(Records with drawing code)
◇ ◇ ◇ ◇

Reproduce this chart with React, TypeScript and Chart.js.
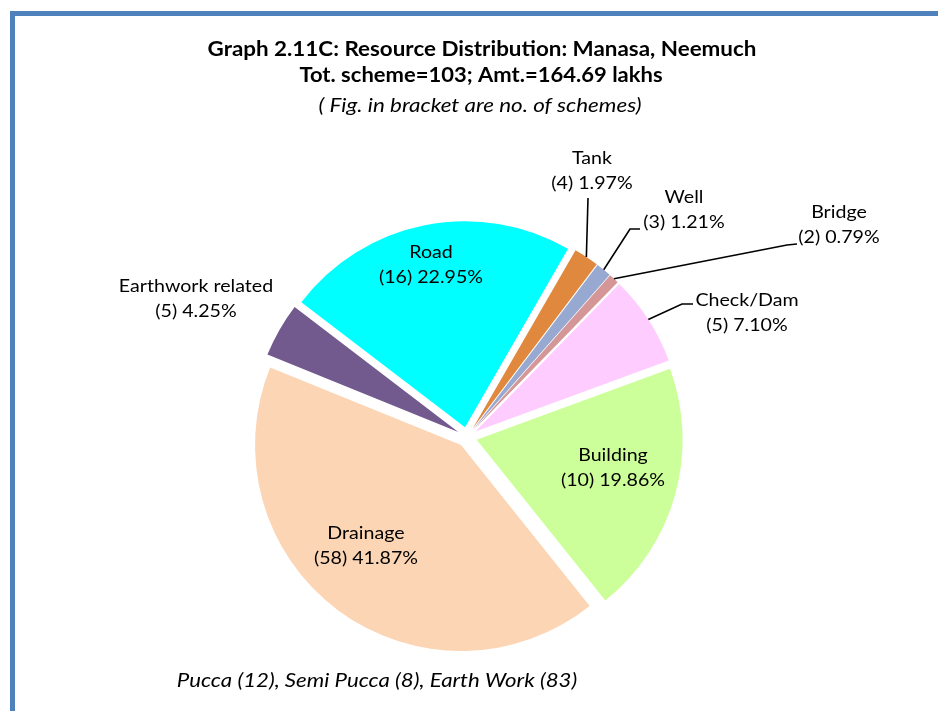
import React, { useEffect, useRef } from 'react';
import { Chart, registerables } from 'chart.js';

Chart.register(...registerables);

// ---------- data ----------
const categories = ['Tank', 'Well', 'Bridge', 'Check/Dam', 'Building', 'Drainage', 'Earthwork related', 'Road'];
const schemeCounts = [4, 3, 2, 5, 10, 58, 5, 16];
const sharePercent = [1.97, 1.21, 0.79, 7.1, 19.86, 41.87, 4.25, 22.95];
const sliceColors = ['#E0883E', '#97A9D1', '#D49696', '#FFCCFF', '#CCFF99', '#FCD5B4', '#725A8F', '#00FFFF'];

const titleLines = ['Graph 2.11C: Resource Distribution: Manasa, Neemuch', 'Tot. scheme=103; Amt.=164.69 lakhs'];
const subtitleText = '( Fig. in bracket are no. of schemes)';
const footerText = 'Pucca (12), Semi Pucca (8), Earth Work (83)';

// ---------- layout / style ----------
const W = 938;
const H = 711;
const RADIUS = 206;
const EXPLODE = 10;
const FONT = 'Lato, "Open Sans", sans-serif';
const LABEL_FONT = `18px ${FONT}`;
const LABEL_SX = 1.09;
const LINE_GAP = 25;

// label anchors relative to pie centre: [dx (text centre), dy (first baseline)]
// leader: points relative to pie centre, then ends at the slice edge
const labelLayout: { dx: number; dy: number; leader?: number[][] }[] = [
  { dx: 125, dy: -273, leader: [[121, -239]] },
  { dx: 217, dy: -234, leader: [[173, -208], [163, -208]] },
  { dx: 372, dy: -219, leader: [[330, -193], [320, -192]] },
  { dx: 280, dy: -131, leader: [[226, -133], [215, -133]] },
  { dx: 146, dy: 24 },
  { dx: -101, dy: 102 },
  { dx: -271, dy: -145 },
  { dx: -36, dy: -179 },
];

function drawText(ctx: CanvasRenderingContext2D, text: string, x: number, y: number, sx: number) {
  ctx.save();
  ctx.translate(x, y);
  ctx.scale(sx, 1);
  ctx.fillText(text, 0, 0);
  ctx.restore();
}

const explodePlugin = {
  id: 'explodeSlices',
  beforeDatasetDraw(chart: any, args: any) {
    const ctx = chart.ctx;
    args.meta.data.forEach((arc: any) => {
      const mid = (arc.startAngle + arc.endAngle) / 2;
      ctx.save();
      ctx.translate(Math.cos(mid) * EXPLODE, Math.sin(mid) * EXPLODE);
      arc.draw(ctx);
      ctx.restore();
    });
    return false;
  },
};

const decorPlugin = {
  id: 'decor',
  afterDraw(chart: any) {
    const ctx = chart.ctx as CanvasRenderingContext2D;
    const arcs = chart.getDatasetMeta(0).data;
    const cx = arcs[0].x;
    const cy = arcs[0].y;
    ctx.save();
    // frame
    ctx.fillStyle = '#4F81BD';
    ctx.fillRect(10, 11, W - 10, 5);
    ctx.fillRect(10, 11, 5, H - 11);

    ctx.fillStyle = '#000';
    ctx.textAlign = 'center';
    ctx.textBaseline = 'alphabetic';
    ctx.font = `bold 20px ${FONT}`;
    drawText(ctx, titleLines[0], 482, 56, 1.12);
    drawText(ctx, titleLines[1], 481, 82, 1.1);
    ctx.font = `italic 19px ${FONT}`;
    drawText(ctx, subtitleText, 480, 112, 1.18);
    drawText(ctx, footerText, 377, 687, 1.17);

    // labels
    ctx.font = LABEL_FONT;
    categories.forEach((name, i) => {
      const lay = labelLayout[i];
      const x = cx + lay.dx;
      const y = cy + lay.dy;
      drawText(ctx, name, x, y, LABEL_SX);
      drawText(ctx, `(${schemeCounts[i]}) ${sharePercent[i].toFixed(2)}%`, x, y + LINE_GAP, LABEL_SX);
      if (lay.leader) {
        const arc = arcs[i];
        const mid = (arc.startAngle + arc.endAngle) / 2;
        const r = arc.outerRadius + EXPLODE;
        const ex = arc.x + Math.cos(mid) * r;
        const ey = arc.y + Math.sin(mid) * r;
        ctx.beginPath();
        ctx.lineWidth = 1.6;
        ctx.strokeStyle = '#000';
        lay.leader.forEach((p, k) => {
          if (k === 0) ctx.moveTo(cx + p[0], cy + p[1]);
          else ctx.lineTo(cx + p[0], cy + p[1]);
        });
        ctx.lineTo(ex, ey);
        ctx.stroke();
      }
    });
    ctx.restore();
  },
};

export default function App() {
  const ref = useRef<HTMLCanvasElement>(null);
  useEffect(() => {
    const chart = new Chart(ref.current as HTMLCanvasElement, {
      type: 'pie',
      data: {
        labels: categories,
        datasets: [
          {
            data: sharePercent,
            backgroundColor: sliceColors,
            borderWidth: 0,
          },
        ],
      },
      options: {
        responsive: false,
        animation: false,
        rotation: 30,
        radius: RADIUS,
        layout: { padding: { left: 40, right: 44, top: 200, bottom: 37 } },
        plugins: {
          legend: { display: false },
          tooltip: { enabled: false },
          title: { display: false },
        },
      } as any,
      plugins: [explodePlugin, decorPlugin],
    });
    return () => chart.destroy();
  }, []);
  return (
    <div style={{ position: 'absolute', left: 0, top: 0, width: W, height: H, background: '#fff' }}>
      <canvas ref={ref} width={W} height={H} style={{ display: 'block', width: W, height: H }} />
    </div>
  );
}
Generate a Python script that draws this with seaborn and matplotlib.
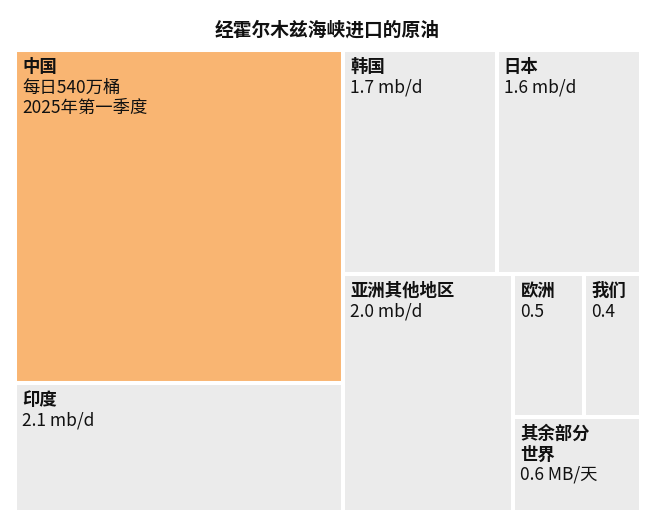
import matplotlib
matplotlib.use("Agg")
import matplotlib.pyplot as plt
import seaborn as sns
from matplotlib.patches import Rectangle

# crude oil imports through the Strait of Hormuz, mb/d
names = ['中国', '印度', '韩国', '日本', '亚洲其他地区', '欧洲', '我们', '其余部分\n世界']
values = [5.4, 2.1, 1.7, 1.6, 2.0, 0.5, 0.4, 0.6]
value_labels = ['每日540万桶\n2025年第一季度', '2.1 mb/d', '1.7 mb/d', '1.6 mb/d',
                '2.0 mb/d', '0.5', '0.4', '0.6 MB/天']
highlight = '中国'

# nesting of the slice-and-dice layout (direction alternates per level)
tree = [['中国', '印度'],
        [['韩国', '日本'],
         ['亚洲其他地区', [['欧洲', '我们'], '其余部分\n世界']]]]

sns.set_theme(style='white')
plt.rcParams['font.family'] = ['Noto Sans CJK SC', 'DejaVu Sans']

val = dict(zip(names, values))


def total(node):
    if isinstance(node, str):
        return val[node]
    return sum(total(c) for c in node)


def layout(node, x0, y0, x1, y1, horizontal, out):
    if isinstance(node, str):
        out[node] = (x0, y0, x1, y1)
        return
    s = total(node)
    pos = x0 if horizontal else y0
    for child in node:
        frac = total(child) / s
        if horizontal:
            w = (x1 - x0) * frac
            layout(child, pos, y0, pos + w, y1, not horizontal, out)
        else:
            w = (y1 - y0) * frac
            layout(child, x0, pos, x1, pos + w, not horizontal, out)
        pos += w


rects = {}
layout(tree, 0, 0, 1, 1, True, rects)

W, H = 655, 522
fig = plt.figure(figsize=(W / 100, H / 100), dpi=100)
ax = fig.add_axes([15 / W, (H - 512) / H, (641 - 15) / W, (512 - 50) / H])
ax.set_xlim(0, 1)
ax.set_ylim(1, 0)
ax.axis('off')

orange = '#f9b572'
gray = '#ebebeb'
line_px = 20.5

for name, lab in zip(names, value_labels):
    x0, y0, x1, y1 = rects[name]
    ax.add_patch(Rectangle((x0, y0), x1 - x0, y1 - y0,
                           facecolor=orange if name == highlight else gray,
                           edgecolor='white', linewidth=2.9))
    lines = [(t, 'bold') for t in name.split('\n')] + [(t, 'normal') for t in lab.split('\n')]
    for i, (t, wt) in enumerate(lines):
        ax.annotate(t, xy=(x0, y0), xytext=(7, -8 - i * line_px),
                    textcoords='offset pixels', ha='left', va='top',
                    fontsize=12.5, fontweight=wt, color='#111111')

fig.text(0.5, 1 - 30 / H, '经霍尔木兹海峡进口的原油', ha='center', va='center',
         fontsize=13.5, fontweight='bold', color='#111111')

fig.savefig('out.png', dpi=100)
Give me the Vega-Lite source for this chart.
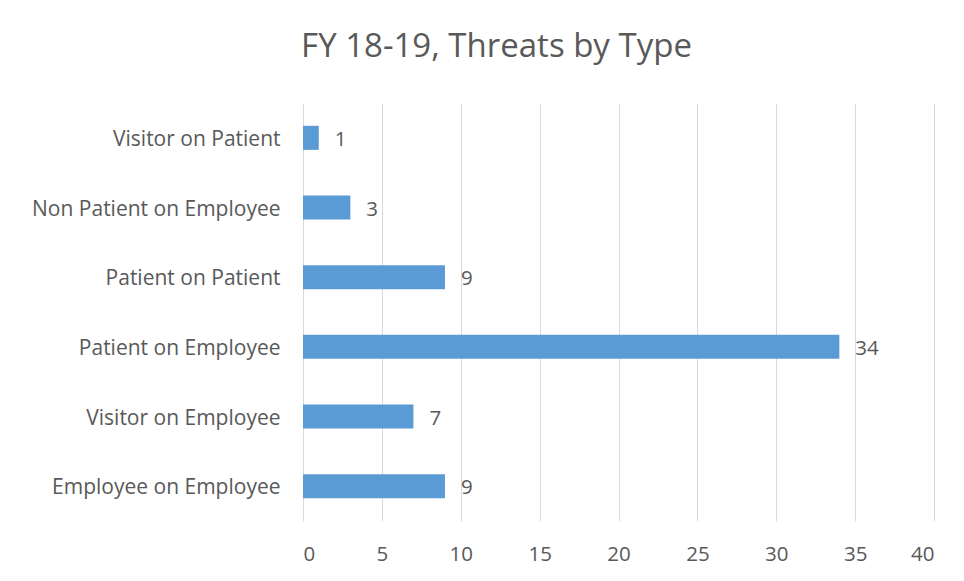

◇ ◇ ◇ ◇

*TASK BRIEF*. Using the data above, extract exactly the lines from the one containing "Generate a Python" through the one containing "line_px = 20.5". Pictures are left out.

*FINAL ANSWER*.
Generate a Python script that draws this with seaborn and matplotlib.
import matplotlib
matplotlib.use("Agg")
import matplotlib.pyplot as plt
import seaborn as sns
from matplotlib.patches import Rectangle

# crude oil imports through the Strait of Hormuz, mb/d
names = ['中国', '印度', '韩国', '日本', '亚洲其他地区', '欧洲', '我们', '其余部分\n世界']
values = [5.4, 2.1, 1.7, 1.6, 2.0, 0.5, 0.4, 0.6]
value_labels = ['每日540万桶\n2025年第一季度', '2.1 mb/d', '1.7 mb/d', '1.6 mb/d',
                '2.0 mb/d', '0.5', '0.4', '0.6 MB/天']
highlight = '中国'

# nesting of the slice-and-dice layout (direction alternates per level)
tree = [['中国', '印度'],
        [['韩国', '日本'],
         ['亚洲其他地区', [['欧洲', '我们'], '其余部分\n世界']]]]

sns.set_theme(style='white')
plt.rcParams['font.family'] = ['Noto Sans CJK SC', 'DejaVu Sans']

val = dict(zip(names, values))


def total(node):
    if isinstance(node, str):
        return val[node]
    return sum(total(c) for c in node)


def layout(node, x0, y0, x1, y1, horizontal, out):
    if isinstance(node, str):
        out[node] = (x0, y0, x1, y1)
        return
    s = total(node)
    pos = x0 if horizontal else y0
    for child in node:
        frac = total(child) / s
        if horizontal:
            w = (x1 - x0) * frac
            layout(child, pos, y0, pos + w, y1, not horizontal, out)
        else:
            w = (y1 - y0) * frac
            layout(child, x0, pos, x1, pos + w, not horizontal, out)
        pos += w


rects = {}
layout(tree, 0, 0, 1, 1, True, rects)

W, H = 655, 522
fig = plt.figure(figsize=(W / 100, H / 100), dpi=100)
ax = fig.add_axes([15 / W, (H - 512) / H, (641 - 15) / W, (512 - 50) / H])
ax.set_xlim(0, 1)
ax.set_ylim(1, 0)
ax.axis('off')

orange = '#f9b572'
gray = '#ebebeb'
line_px = 20.5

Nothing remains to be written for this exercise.